Teachers, dressed in black as a sign of solidarity, attended the Clay Community School Board of Trustees meeting Thursday night at North Clay Middle School.
Clay Community Classroom Teachers' Association President Russ True was the first to step to the podium. He reminded everyone how the association was organized and the great lengths taken to insure no teacher has to fear reprisal for their opinions on contract negotiations or possible job actions.
More than 200 teachers are unified in their cause and the only fear voiced by a teacher is of reprisals from the school board, True said.
After a lengthy round of applause, three other teachers came forward to speak about issues upsetting the group.
"As an elementary teacher I put in an extra 10 to 12 hours minimum per week past contract time grading papers, lesson planning, meeting with parents, buying supplies for projects, attending in-services, doing bulletin boards and countless other tasks associated with teaching," said East Side Elementary fifth-grade teacher Ellen Packard.
Teachers can spend $1,000 a year on supply items like construction paper, glue, paint, pencils, cooking supplies and reward items for students, she said. There are also basic classroom supplies like chalk, file folders, index cards, tape, markers, staplers, scissors, paper clips, rubber bands and other materials in a typical school year.
While the corporation agrees each school has a limited supply budget, teachers say they have been picking up the slack.
"When asked last year by the administration how we could save money as a corporation, my thoughts were, 'I can't save the corporation money when I'm already $1,000 in the red,'" she said.
Mandatory license recertification was also a frustrating issue for Packard, who said those expenses are not paid by the school corporation, unlike other school corporations in Indiana and elsewhere. She did not give examples.
"I do not like the implication made by the school board in the January presentation that we only work four hours and 50 minutes per day because it is simply not accurate. I do not appreciate the insinuation that during my prep time I'm not working to benefit the students in my classroom," Packard said. "I don't like my pay scale being compared to the pay scale of other jobs where the requirements are much less."

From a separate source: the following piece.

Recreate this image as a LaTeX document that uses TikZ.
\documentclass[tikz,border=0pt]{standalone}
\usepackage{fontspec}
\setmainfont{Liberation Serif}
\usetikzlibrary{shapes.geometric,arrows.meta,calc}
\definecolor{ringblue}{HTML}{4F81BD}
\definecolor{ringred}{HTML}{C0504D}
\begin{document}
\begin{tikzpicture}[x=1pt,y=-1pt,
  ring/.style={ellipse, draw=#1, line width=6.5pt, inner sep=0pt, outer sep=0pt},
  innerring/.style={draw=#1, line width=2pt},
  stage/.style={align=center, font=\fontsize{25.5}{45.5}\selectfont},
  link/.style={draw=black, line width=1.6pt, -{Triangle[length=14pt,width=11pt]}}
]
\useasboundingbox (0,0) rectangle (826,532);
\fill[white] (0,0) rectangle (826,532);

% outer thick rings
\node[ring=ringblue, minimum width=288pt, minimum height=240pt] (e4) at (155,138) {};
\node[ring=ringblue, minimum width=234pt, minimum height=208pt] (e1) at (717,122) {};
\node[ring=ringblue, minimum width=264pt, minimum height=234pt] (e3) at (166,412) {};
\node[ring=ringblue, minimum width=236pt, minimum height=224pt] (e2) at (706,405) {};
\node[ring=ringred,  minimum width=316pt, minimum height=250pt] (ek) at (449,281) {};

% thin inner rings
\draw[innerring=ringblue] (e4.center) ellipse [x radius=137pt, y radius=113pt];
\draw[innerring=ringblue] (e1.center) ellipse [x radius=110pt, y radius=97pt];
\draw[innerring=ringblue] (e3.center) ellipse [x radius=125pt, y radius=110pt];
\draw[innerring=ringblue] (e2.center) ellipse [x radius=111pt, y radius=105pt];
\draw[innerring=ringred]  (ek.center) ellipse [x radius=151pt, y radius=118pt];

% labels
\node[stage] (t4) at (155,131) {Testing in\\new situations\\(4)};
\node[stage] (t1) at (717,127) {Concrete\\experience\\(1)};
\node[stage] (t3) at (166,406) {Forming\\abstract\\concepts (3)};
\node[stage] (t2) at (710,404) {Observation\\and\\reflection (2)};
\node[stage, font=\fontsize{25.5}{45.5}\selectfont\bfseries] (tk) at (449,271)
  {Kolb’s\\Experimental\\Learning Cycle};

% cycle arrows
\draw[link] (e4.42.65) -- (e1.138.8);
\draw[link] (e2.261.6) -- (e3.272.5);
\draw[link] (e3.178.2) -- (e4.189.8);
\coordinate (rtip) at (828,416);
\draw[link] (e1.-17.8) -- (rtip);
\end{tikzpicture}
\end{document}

"No student has ever been turned away by a teacher when seeking help," said North Clay Middle School teacher Jane Penry. "Why do we do this? We have done it simply because we care. We want to do this because it is what's best for our students and our community."
Northview High School teacher John Pliskin said the teaching time is highly misleading when considering all the other ways a teacher spends time with students. Monitoring hallways between classes, study hall duty, Saturday conferences, writing college recommendations for students, tutoring and even taking students home who have missed the bus are just a few of the things teachers do to interact with their students during the day, he said.

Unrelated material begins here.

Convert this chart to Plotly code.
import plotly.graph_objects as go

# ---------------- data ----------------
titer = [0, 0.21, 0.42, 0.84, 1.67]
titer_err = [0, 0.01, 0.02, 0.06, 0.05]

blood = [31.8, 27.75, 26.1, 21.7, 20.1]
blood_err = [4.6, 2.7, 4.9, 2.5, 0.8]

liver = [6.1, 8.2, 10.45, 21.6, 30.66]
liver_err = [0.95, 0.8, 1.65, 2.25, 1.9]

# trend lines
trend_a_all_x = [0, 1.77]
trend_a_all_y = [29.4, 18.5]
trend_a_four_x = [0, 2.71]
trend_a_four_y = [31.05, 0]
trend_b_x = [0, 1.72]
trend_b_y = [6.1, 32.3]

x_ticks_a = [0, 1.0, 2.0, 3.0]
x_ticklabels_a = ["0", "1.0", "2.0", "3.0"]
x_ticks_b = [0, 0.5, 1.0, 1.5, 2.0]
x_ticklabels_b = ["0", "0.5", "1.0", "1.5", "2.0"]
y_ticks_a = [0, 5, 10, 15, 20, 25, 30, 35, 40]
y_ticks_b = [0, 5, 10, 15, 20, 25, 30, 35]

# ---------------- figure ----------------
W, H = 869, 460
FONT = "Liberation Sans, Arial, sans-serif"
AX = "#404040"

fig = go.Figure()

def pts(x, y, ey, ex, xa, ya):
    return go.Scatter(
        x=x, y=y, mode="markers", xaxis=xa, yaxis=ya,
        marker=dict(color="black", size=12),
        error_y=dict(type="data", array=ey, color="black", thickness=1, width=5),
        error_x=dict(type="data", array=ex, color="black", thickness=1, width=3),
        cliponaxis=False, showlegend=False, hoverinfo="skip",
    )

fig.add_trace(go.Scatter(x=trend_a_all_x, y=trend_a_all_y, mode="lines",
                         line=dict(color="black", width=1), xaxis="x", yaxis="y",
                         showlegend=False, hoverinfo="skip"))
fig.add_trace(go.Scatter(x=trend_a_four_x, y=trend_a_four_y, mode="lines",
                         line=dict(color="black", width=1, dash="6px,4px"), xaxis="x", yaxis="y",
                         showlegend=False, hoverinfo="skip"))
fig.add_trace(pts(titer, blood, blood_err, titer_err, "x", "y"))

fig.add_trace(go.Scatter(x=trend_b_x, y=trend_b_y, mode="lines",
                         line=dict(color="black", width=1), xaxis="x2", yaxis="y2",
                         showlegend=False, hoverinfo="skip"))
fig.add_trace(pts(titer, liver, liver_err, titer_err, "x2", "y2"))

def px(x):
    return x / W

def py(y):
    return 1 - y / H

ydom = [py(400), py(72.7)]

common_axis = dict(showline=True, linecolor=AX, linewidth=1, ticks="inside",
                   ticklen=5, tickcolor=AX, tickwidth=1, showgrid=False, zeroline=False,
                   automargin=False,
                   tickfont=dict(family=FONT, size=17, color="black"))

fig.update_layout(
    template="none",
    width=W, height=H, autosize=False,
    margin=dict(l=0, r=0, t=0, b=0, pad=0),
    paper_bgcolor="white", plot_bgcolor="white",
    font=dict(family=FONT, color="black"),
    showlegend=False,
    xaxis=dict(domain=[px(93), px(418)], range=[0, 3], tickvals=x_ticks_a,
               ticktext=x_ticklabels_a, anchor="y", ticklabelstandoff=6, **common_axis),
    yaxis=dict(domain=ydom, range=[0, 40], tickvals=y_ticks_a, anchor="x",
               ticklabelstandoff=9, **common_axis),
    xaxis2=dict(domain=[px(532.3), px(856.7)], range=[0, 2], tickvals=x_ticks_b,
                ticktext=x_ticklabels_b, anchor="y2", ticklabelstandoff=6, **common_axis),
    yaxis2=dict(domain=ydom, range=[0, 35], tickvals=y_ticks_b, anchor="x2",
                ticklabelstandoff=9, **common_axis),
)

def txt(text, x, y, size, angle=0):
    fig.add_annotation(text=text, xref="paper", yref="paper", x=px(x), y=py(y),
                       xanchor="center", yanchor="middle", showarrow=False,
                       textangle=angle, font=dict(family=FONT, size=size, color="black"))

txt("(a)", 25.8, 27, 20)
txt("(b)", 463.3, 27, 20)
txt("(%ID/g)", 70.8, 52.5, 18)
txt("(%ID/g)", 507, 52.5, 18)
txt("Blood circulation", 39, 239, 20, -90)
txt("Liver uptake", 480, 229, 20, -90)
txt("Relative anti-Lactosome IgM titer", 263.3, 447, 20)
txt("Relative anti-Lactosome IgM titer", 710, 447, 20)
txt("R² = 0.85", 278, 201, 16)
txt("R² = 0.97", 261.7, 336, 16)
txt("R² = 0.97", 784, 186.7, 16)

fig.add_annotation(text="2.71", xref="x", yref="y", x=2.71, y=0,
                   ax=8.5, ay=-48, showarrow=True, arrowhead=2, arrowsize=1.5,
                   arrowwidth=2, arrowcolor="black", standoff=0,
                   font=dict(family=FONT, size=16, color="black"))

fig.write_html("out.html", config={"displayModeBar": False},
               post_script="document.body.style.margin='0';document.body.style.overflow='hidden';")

"Many teachers are grading papers during their lunch periods, at sporting events, on airplanes and while visiting relatives," he said. "One teacher even reported grading papers while in labor."
The only person to speak at the meeting who wasn't a teacher was former school board member Dr. Forest Buell.

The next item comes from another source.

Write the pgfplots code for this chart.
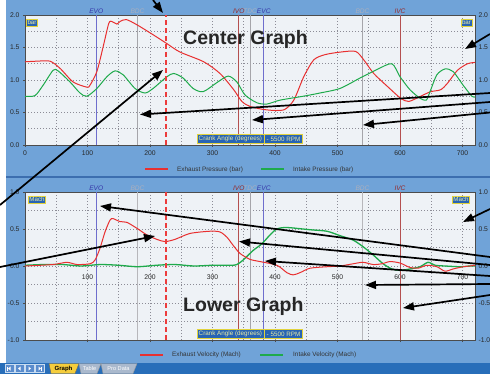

"You have to consider each and every student that comes through the door. The teachers' association has to take some responsibility for some of the financial problems. I think (the problems) are going to be long-term this time, they're not going away and it is going to take sacrifices to arrive at solutions that are best for students," he said.
"The teachers' association, school board and the public need to work together," Buell said. "Job actions do nothing to solve money problems and only shortfalls education in the classroom. There are consequences (from job actions) to students and their participation in school."
Board member Terry Barr said she understood the group's anger over the reported classroom teaching time and it was not intended as a slap in their faces. She apologized for any misunderstanding.
She told the crowd that because of the importance of a teacher's job they are paid more money than the average worker in Clay County, but, "What good is it to give raises to teachers and then turn around and RIF (Reduction In Force) teachers next year?"
Barr said she had the utmost respect for teachers, but they needed to pick themselves up and create a plan for the impossible.
"Teachers are amazing individuals, I know you can do it," she said. "But I do want you to know that I'm throwing unsigned letters in the trash. If your opinion isn't worth putting your name to don't send it."